Strange to think, Tamworth is not incorporated : unfortunately, like many other towns, private interests will not become subservient to the public good There is not, what there ought to be, and will be eventually, a law compelling towns over a certain population to adopt local municipal institutions. The post and telegraph office in the town seems to be one of the fairest specimens of that class of building met by me in my wanderings. There can be no question as to its able management in Mr A’Beckett’s hands, but how hard worked that gentleman must be, with a dally mail from Sydney, and mails for and from all sorts of places arriving and departing at all hours day and night. From general observation throughout the colony I have ere this arrived at the idea that I would not like to be a postmaster. The Court-house is not a bad one, roomy enough for the purpose, but the police arrangements in the shape of accommodation are rather scattered.

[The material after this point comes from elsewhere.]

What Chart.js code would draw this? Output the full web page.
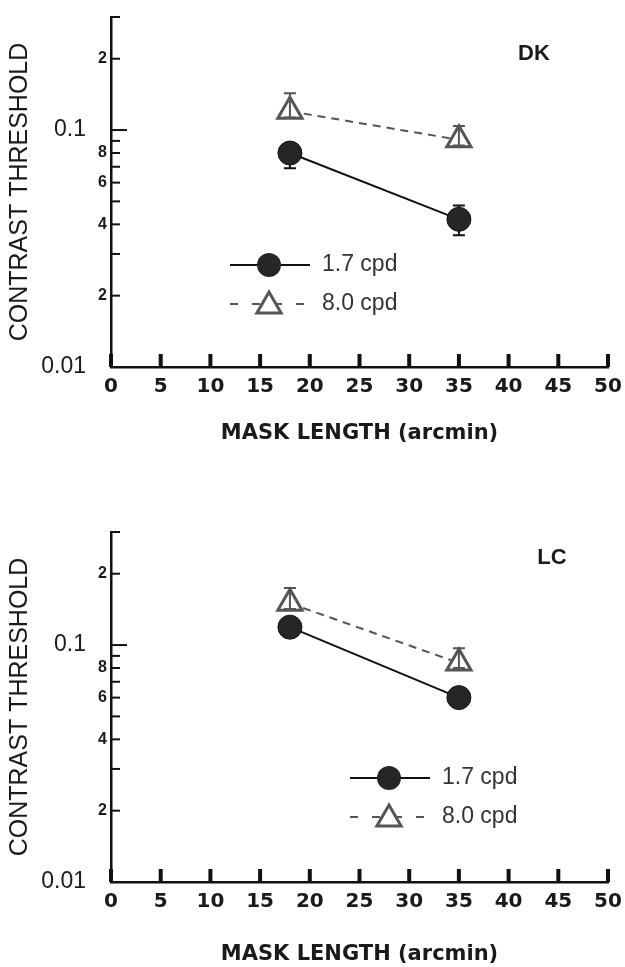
<!DOCTYPE html>
<html>
<head>
<meta charset="utf-8">
<script src="https://cdn.jsdelivr.net/npm/chart.js@4.4.1/dist/chart.umd.min.js"></script>
<style>
  body { margin: 0; background: #fff; overflow: hidden; }
  .panel { position: absolute; left: 0; width: 625px; }
  #panelTop { top: 0; height: 480px; }
  #panelBottom { top: 480px; height: 487px; }
</style>
</head>
<body>
<div class="panel" id="panelTop"><canvas id="chartDK"></canvas></div>
<div class="panel" id="panelBottom"><canvas id="chartLC"></canvas></div>
<script>
// mask length (arcmin)
var maskLength = [18, 35];
var seriesNames = ['1.7 cpd', '8.0 cpd'];

// observer DK
var dk17 = [0.080, 0.042];
var dk17Lo = [0.069, 0.036];
var dk17Hi = [0.086, 0.048];
var dk80 = [0.120, 0.091];
var dk80Lo = [0.113, 0.086];
var dk80Hi = [0.143, 0.104];

// observer LC
var lc17 = [0.119, 0.060];
var lc17Lo = [0.110, 0.055];
var lc17Hi = [0.128, 0.065];
var lc80 = [0.150, 0.084];
var lc80Lo = [0.142, 0.080];
var lc80Hi = [0.174, 0.097];

// log axis ticks
var yTickValues = [0.01, 0.02, 0.03, 0.04, 0.05, 0.06, 0.07, 0.08, 0.09, 0.1, 0.2, 0.3];
var yTickLabels = ['0.01', '2', '', '4', '', '6', '', '8', '', '0.1', '2', ''];

var inkColor = '#1a1a1a';
var grayColor = '#555';

// inward tick marks + y labels
var axisDecor = {
    id: 'axisDecor',
    afterDraw: function (chart) {
        var ctx = chart.ctx;
        var xs = chart.scales.x;
        var ys = chart.scales.y;
        var area = chart.chartArea;
        ctx.save();
        ctx.strokeStyle = '#111';
        ctx.fillStyle = inkColor;
        ctx.textBaseline = 'middle';
        ctx.textAlign = 'right';
        yTickValues.forEach(function (v, i) {
            var py = ys.getPixelForValue(v);
            if (v > 0.01) {
                var len = (v === 0.1) ? 16 : 9;
                ctx.lineWidth = 2;
                ctx.beginPath();
                ctx.moveTo(area.left, py);
                ctx.lineTo(area.left + len, py);
                ctx.stroke();
            }
            var txt = yTickLabels[i];
            if (!txt) return;
            if (txt.indexOf('0.') === 0) {
                ctx.font = '23px "Liberation Sans"';
                ctx.fillText(txt, area.left - 25, py);
            } else {
                ctx.font = 'bold 16px "Liberation Sans"';
                ctx.fillText(txt, area.left - 4, py);
            }
        });
        // x ticks pointing up
        ctx.lineWidth = 4;
        xs.ticks.forEach(function (t) {
            var px = xs.getPixelForValue(t.value);
            ctx.beginPath();
            ctx.moveTo(px, area.bottom);
            ctx.lineTo(px, area.bottom - 13);
            ctx.stroke();
        });
        ctx.restore();
    }
};

function drawErrors(chart, onTop) {
    var ctx = chart.ctx;
    var ys = chart.scales.y;
    ctx.save();
    chart.data.datasets.forEach(function (ds, i) {
        if (!!ds.errOnTop !== onTop) return;
        var meta = chart.getDatasetMeta(i);
        ctx.strokeStyle = ds.pointBorderColor;
        ctx.lineWidth = 2;
        meta.data.forEach(function (pt, j) {
            var top = ys.getPixelForValue(ds.errHigh[j]);
            var bot = ys.getPixelForValue(ds.errLow[j]);
            ctx.beginPath();
            ctx.moveTo(pt.x, top);
            ctx.lineTo(pt.x, bot);
            ctx.moveTo(pt.x - 6, top);
            ctx.lineTo(pt.x + 6, top);
            ctx.moveTo(pt.x - 6, bot);
            ctx.lineTo(pt.x + 6, bot);
            ctx.stroke();
        });
    });
    ctx.restore();
}

// vertical error bars (circles: under the marker, triangles: over it)
var errorBars = {
    id: 'errorBars',
    beforeDatasetsDraw: function (chart) { drawErrors(chart, false); },
    afterDatasetsDraw: function (chart) { drawErrors(chart, true); }
};

// legend + panel name
var panelExtras = {
    id: 'panelExtras',
    afterDraw: function (chart, args, opts) {
        var ctx = chart.ctx;
        var x0 = opts.legendX, y0 = opts.legendY;
        ctx.save();
        // row 1
        ctx.strokeStyle = '#111';
        ctx.lineWidth = 2;
        ctx.beginPath();
        ctx.moveTo(x0, y0);
        ctx.lineTo(x0 + 80, y0);
        ctx.stroke();
        ctx.fillStyle = '#262626';
        ctx.beginPath();
        ctx.arc(x0 + 39, y0, 12, 0, Math.PI * 2);
        ctx.fill();
        // row 2
        var y1 = y0 + 39;
        ctx.strokeStyle = grayColor;
        ctx.setLineDash([8, 14]);
        ctx.beginPath();
        ctx.moveTo(x0, y1);
        ctx.lineTo(x0 + 80, y1);
        ctx.stroke();
        ctx.setLineDash([]);
        ctx.fillStyle = '#fff';
        ctx.lineWidth = 3;
        Chart.helpers.drawPoint(ctx, {pointStyle: 'triangle', radius: 14, rotation: 0, borderWidth: 3}, x0 + 39, y1 + 2);
        // labels
        ctx.fillStyle = '#333';
        ctx.font = '23px "Liberation Sans"';
        ctx.textAlign = 'left';
        ctx.textBaseline = 'middle';
        ctx.fillText(seriesNames[0], x0 + 92, y0);
        ctx.fillText(seriesNames[1], x0 + 92, y1);
        // observer
        ctx.fillStyle = inkColor;
        ctx.font = 'bold 22px "Liberation Sans"';
        ctx.textAlign = 'center';
        ctx.fillText(opts.name, opts.nameX, opts.nameY);
        ctx.restore();
    }
};

function toPoints(vals) {
    return maskLength.map(function (x, i) { return {x: x, y: vals[i]}; });
}

function noPadding() {
    return {left: 0, top: 0, right: 0, bottom: 0};
}

function makeChart(canvasId, cfg) {
    var ctx = document.getElementById(canvasId).getContext('2d');
    return new Chart(ctx, {
        type: 'line',
        data: {
            datasets: [{
                label: seriesNames[0],
                data: toPoints(cfg.d17),
                errLow: cfg.d17Lo,
                errHigh: cfg.d17Hi,
                errOnTop: false,
                borderColor: '#111',
                borderWidth: 2,
                pointStyle: 'circle',
                pointRadius: 12,
                pointBackgroundColor: '#262626',
                pointBorderColor: '#111',
                pointBorderWidth: 1
            }, {
                label: seriesNames[1],
                data: toPoints(cfg.d80),
                errLow: cfg.d80Lo,
                errHigh: cfg.d80Hi,
                errOnTop: true,
                borderColor: grayColor,
                borderWidth: 2,
                borderDash: [8, 6],
                pointStyle: 'triangle',
                pointRadius: 14,
                pointBackgroundColor: '#fff',
                pointBorderColor: grayColor,
                pointBorderWidth: 3
            }]
        },
        options: {
            responsive: true,
            maintainAspectRatio: false,
            animation: false,
            devicePixelRatio: 1,
            layout: {padding: {top: cfg.padTop, right: 13, left: 0, bottom: 0}},
            plugins: {
                legend: {display: false},
                tooltip: {enabled: false},
                panelExtras: {
                    legendX: cfg.legendX, legendY: cfg.legendY,
                    name: cfg.name, nameX: cfg.nameX, nameY: cfg.nameY
                }
            },
            scales: {
                x: {
                    type: 'linear',
                    min: 0,
                    max: 50,
                    ticks: {
                        stepSize: 5,
                        padding: 0,
                        color: inkColor,
                        // tall line box keeps the labels below the axis without extra side padding
                        font: {family: 'DejaVu Sans', size: 20, weight: 'bold', lineHeight: '40px'}
                    },
                    grid: {display: false, drawTicks: false},
                    border: {display: true, width: 2.5, color: '#111'},
                    title: {
                        display: true,
                        text: 'MASK LENGTH (arcmin)',
                        color: inkColor,
                        font: {family: 'DejaVu Sans', size: 21, weight: 'bold'},
                        padding: {top: 0, bottom: cfg.xTitlePad}
                    },
                    afterFit: function (scale) {
                        scale.height = cfg.xHeight;
                        scale.paddingLeft = 0;
                        scale.paddingRight = 0;
                        scale.getPadding = noPadding;
                    }
                },
                y: {
                    type: 'logarithmic',
                    min: 0.01,
                    max: 0.3,
                    ticks: {display: false},
                    grid: {display: false, drawTicks: false},
                    border: {display: true, width: 2.5, color: '#111'},
                    title: {
                        display: true,
                        text: 'CONTRAST THRESHOLD',
                        color: inkColor,
                        font: {family: 'Liberation Sans', size: 25},
                        padding: {top: 5, bottom: 0}
                    },
                    afterFit: function (scale) {
                        scale.width = 111;
                        scale.getPadding = noPadding;
                    }
                }
            }
        },
        plugins: [errorBars, axisDecor, panelExtras]
    });
}

makeChart('chartDK', {
    d17: dk17, d17Lo: dk17Lo, d17Hi: dk17Hi,
    d80: dk80, d80Lo: dk80Lo, d80Hi: dk80Hi,
    padTop: 15, xHeight: 113, xTitlePad: 34,
    legendX: 230, legendY: 265,
    name: 'DK', nameX: 534, nameY: 54
});

makeChart('chartLC', {
    d17: lc17, d17Lo: lc17Lo, d17Hi: lc17Hi,
    d80: lc80, d80Lo: lc80Lo, d80Hi: lc80Hi,
    padTop: 52, xHeight: 85, xTitlePad: 0,
    legendX: 350, legendY: 298,
    name: 'LC', nameX: 552, nameY: 78
});
</script>
</body>
</html>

The coaching along the Northern road from Murrurundi up to Queensland, with branches to towns en route, is really praiseworthy. Cobb and Co. strive to overcome every difficulty, the vehicles are good, and the horses A 1, as a rule in fine condition. I enjoyed my jaunt from Tamworth to Murrurundi ; sixty miles in 9 hours, with ample time for refreshment on the road allowed, is not at all a bad pace. Murrurundi I found not as bright as formerly ; the prospect of rail extension is not a blissful one for the holders of land in the town, and it is astonishing how much the value of building lots has depreciated.

The School of Arts, a neat handsome structure, is now nearly complete, and will soon be occupied. In notes published of Murrurundi eight months back, I particularly referred to the disgraceful state of the building used as a Public school. I was sorry to find on passing through the same complaint reached my ears. Is there no remedy ? Surely no inspector would visit the building without adding his condemnation to that of the district people.